Records with drawing code →
+++++

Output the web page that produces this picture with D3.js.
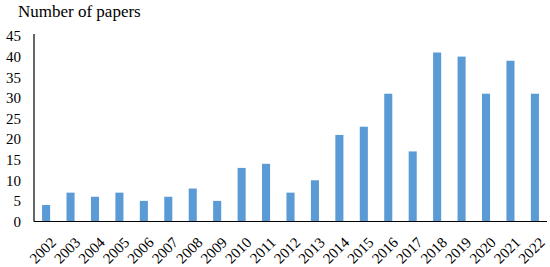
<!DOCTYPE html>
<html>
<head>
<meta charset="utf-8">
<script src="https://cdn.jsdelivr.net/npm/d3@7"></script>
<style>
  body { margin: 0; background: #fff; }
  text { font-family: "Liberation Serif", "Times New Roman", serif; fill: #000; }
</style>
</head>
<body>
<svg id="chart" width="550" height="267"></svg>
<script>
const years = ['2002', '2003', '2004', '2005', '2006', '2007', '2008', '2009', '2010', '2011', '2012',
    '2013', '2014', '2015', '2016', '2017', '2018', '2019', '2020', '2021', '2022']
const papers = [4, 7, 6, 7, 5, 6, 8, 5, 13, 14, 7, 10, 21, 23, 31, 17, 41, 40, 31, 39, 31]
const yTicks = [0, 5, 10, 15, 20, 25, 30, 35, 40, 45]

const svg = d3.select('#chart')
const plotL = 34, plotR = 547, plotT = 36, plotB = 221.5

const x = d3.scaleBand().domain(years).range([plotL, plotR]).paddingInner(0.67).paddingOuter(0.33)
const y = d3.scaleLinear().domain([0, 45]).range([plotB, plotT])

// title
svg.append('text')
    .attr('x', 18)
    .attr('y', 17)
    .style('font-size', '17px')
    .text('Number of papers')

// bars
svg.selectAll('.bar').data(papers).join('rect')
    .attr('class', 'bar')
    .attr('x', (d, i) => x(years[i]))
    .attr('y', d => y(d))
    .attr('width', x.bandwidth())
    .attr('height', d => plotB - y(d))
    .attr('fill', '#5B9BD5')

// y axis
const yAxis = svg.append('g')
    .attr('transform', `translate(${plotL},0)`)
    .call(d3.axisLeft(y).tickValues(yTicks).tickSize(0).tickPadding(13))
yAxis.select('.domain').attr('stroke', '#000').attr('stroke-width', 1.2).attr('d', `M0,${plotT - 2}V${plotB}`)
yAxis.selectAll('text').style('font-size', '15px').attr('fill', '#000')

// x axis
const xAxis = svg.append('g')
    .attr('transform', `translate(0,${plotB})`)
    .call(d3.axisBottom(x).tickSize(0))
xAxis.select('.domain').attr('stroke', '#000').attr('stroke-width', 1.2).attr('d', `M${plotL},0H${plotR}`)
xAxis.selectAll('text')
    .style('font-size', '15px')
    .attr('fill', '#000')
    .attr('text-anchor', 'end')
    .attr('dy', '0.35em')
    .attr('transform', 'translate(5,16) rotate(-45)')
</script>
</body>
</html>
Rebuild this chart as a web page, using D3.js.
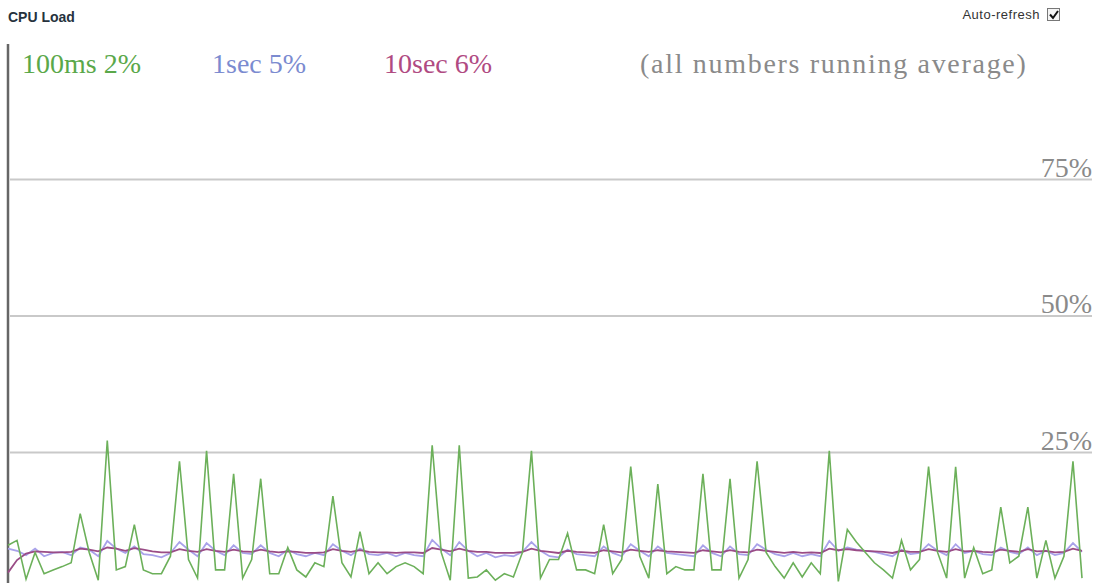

+++++

REQUEST → Gather, from the listing above, every line carrying the word "page".

ANSWER TO THIS EXERCISE →
Output the web page that produces this picture with D3.js.
Rebuild this chart as a web page, using D3.js.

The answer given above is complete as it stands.